When Katara and her brother Sokka (played by actor Ian Ousley) finally do show up in Netflix’s Avatar, they stumble upon Aang frozen in an ice block while out on a fishing expedition. This is in line with the pilot of the cartoon—with one key change. “I’m not doing this,” Katara says in the live-action, when the water around their boat begins to churn and the ice begins to shake.

But in the cartoon, she was doing it. Her brother had just said something chauvinistic and infuriating. (Kim deliberately chose to sanitize Sokka’s flaws in the live-action, another misstep, and an argument for another essay.) In response, the animated Katara gave him a piece of her mind. “You are the most sexist, immature, nut-brained—I’m embarrassed to be related to you!”

As she rants, the ice behind her cracks and fractures. Her brother pleads with her to calm down. But she won’t. She never does. She’s Katara. She’s as quick to anger as her fiery enemies, and her anger gives her power. And it was Katara’s anger at her sexist brother—her uncontrollable passion—that inadvertently rescued Aang from that ice block.

Kiawentiio’s Katara does waterbend to help free Aang from his icy prison in the Netflix show, and that’s something. But it’s a bland sort of sort agency that severs the connection between her power and her personality. It only gets worse from there. In the cartoon, Katara is ambitious to a fault. She’s even, at times, selfish. (It’s called character flaws! You need them for growth!) She doesn’t magically discover a waterbending scroll in her bag as a gift from her grandmother; she steals that scroll from pirates. She risks her friends’ safety for her own selfish desires, because she’s determined to live up to her power.

Avatar: The Last Airbender
Photo: Nickelodeon; Netflix

To be clear, I have no issue with the decision to remove the romance between Katara and Aang in this first Netflix season. With how young Gordon Cormier looks on screen as Aang, it probably would have felt forced, weird, or even inappropriate. No, it’s the fact that Kim has stripped Katara’s narrative arc of everything but her grief. Yes, Katara grieves for her late mother. But in the original series, she’s angry with grief. That anger drives her journey, and, in turn, Katara drives Aang’s journey—not the other way around.

In the animated series, the initial reason to go to the North Pole isn’t because Aang has a vision—it’s because he offers to personally to escort Katara to the other side of the world in search of a waterbending master. For her. She responds with uncertainty.”I don’t know,” she tells Aang. “I’ve never left home before.”

It’s a classic refusal of the call, because—at least in the first two episodes of the show—this is Katara’s hero’s journey. She’s Luke Skywalker, telling Obi-Wan she can’t leave Tatooine. When Aang reveals he’s the Avatar and that he, too, needs to master waterbending, they decide to embark on the journey together, as co-protagonists.

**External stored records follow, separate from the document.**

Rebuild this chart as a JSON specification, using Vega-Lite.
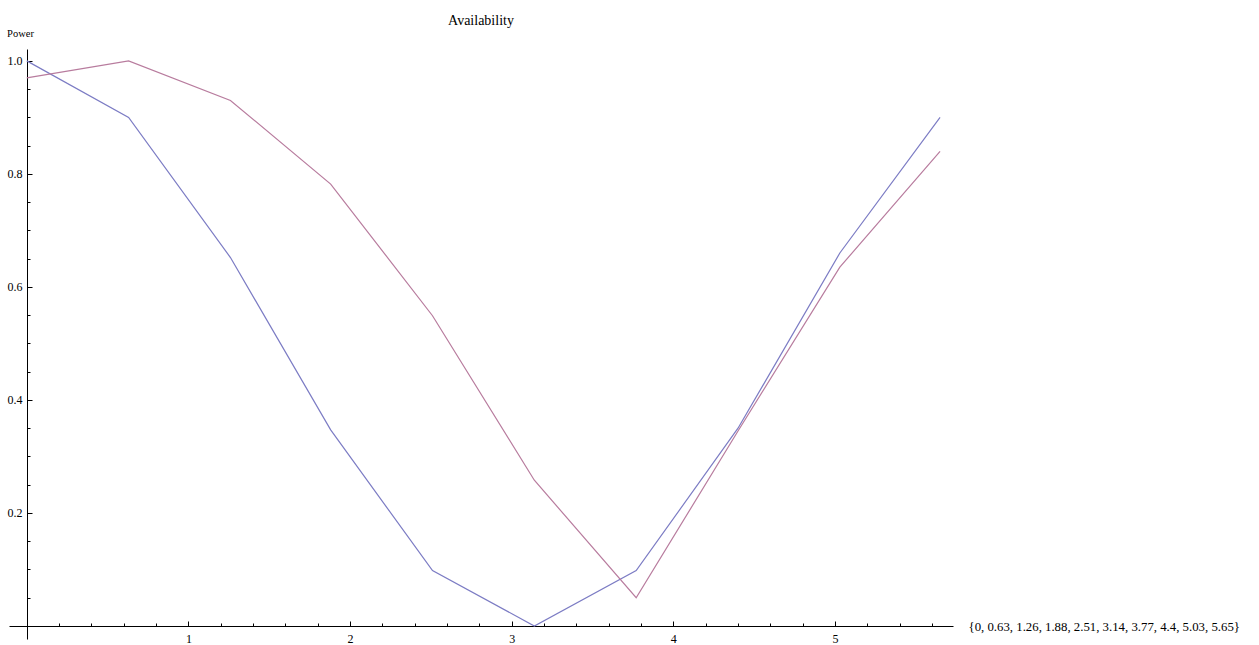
{
  "$schema": "https://vega.github.io/schema/vega-lite/v6.json",
  "width": 944,
  "height": 590,
  "autosize": "none",
  "padding": {"left": 9, "top": 49, "right": 306, "bottom": 6},
  "background": "white",
  "title": {"text": "Availability", "font": "Liberation Serif", "fontSize": 14, "fontWeight": "normal", "color": "black", "anchor": "middle", "frame": "group", "offset": 0},
  "config": {
    "view": {"stroke": null},
    "axis": {"grid": false, "labelFont": "Liberation Serif", "titleFont": "Liberation Serif", "labelColor": "black", "titleColor": "black", "domainColor": "black", "tickColor": "black", "labelFontSize": 12, "titleFontWeight": "normal"}
  },
  "data": {"values": [
    {"x": 0, "power": 1.0, "series": "A"},
    {"x": 0.63, "power": 0.90, "series": "A"},
    {"x": 1.26, "power": 0.652, "series": "A"},
    {"x": 1.88, "power": 0.347, "series": "A"},
    {"x": 2.51, "power": 0.098, "series": "A"},
    {"x": 3.14, "power": 0.0, "series": "A"},
    {"x": 3.77, "power": 0.098, "series": "A"},
    {"x": 4.4, "power": 0.35, "series": "A"},
    {"x": 5.03, "power": 0.66, "series": "A"},
    {"x": 5.65, "power": 0.90, "series": "A"},
    {"x": 0, "power": 0.97, "series": "B"},
    {"x": 0.63, "power": 1.0, "series": "B"},
    {"x": 1.26, "power": 0.93, "series": "B"},
    {"x": 1.88, "power": 0.782, "series": "B"},
    {"x": 2.51, "power": 0.549, "series": "B"},
    {"x": 3.14, "power": 0.258, "series": "B"},
    {"x": 3.77, "power": 0.05, "series": "B"},
    {"x": 4.4, "power": 0.345, "series": "B"},
    {"x": 5.03, "power": 0.635, "series": "B"},
    {"x": 5.65, "power": 0.84, "series": "B"}
  ]},
  "layer": [
    {
      "mark": {"type": "line", "strokeWidth": 1.2},
      "encoding": {
        "x": {"field": "x", "type": "quantitative", "scale": {"domain": [-0.11, 5.73], "nice": false, "zero": false},
          "axis": {"orient": "bottom", "values": [1, 2, 3, 4, 5], "format": "d", "offset": -13, "tickSize": -5, "labelPadding": 12, "labelFontSize": 12,
            "title": "{0, 0.63, 1.26, 1.88, 2.51, 3.14, 3.77, 4.4, 5.03, 5.65}", "titleX": 959, "titleY": 0, "titleAlign": "left", "titleBaseline": "middle", "titleFontSize": 12.8, "titleAnchor": null}},
        "y": {"field": "power", "type": "quantitative", "scale": {"domain": [-0.023, 1.021], "nice": false, "zero": false},
          "axis": {"orient": "left", "values": [0.2, 0.4, 0.6, 0.8, 1.0], "format": ".1f", "offset": -18, "tickSize": -5, "labelPadding": 10, "labelFontSize": 12,
            "title": "Power", "titleAngle": 0, "titleX": -7, "titleY": -13, "titleAlign": "center", "titleBaseline": "alphabetic", "titleFontSize": 10.5}},
        "color": {"field": "series", "type": "nominal", "scale": {"domain": ["A", "B"], "range": ["#7c7cc4", "#b87c9e"]}, "legend": null}
      }
    },
    {
      "mark": {"type": "point", "opacity": 0},
      "encoding": {
        "x": {"field": "x", "type": "quantitative",
          "axis": {"orient": "bottom", "values": [0.2, 0.4, 0.6, 0.8, 1.2, 1.4, 1.6, 1.8, 2.2, 2.4, 2.6, 2.8, 3.2, 3.4, 3.6, 3.8, 4.2, 4.4, 4.6, 4.8, 5.2, 5.4, 5.6], "labels": false, "domain": false, "offset": -13, "tickSize": -3, "title": null}},
        "y": {"field": "power", "type": "quantitative",
          "axis": {"orient": "left", "values": [0.05, 0.1, 0.15, 0.25, 0.3, 0.35, 0.45, 0.5, 0.55, 0.65, 0.7, 0.75, 0.85, 0.9, 0.95], "labels": false, "domain": false, "offset": -18, "tickSize": -3, "title": null}}
      }
    }
  ],
  "resolve": {"axis": {"x": "independent", "y": "independent"}}
}
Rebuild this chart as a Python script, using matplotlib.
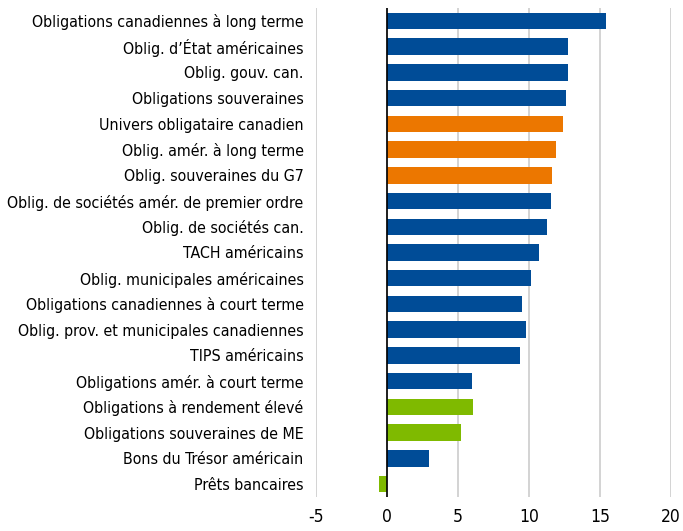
import matplotlib.pyplot as plt

plt.rcParams["font.family"] = ["DejaVu Sans"]
plt.rcParams["font.stretch"] = "condensed"

categories = [
    "Obligations canadiennes à long terme",
    "Oblig. d’État américaines",
    "Oblig. gouv. can.",
    "Obligations souveraines",
    "Univers obligataire canadien",
    "Oblig. amér. à long terme",
    "Oblig. souveraines du G7",
    "Oblig. de sociétés amér. de premier ordre",
    "Oblig. de sociétés can.",
    "TACH américains",
    "Oblig. municipales américaines",
    "Obligations canadiennes à court terme",
    "Oblig. prov. et municipales canadiennes",
    "TIPS américains",
    "Obligations amér. à court terme",
    "Obligations à rendement élevé",
    "Obligations souveraines de ME",
    "Bons du Trésor américain",
    "Prêts bancaires",
]
values = [15.4, 12.73, 12.73, 12.59, 12.38, 11.89, 11.6, 11.54, 11.25, 10.69,
          10.13, 9.5, 9.78, 9.36, 5.98, 6.05, 5.2, 2.95, -0.56]
groups = ["b", "b", "b", "b", "o", "o", "o", "b", "b", "b",
          "b", "b", "b", "b", "b", "g", "g", "b", "g"]
palette = {"b": "#004C97", "o": "#EC7700", "g": "#7FBA00"}
xticks = [-5, 0, 5, 10, 15, 20]

fig = plt.figure(figsize=(6.83, 5.31), dpi=100)
ax = fig.add_axes([0.4627, 0.064, 0.5197, 0.921])

ypos = list(range(len(categories)))
ax.barh(ypos, values, height=0.64, color=[palette[g] for g in groups], zorder=3)
ax.axvline(0, color="black", lw=1.2, zorder=4)

ax.set_xlim(-5, 20)
ax.set_ylim(len(categories) - 0.5, -0.5)
ax.set_xticks(xticks)
ax.set_xticklabels([str(t) for t in xticks], fontsize=12.5)
ax.set_yticks(ypos)
ax.set_yticklabels(categories, fontsize=11.4)
ax.grid(axis="x", color="#cccccc", lw=1.2, zorder=0)
ax.tick_params(axis="y", length=0, pad=9)
ax.tick_params(axis="x", length=0, pad=8)
for s in ax.spines.values():
    s.set_visible(False)

fig.savefig("out.png", dpi=100)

But in Netflix’s version of the story, Katara has none of that narrative drive. She doesn’t yell at Sokka. She doesn’t let her anger fuel her power or cloud her judgment. She doesn’t risk her friends’ lives for her own gain. She doesn’t even narrate the intro. (Instead Gran-Gran steals her famous monologue, the one all ATLA fans know by heart. That’s just rude!) Netflix’s Avatar robs Katara of her rage and pushes her to the sidelines. That, if nothing else, is a misstep I’m not willing to forgive.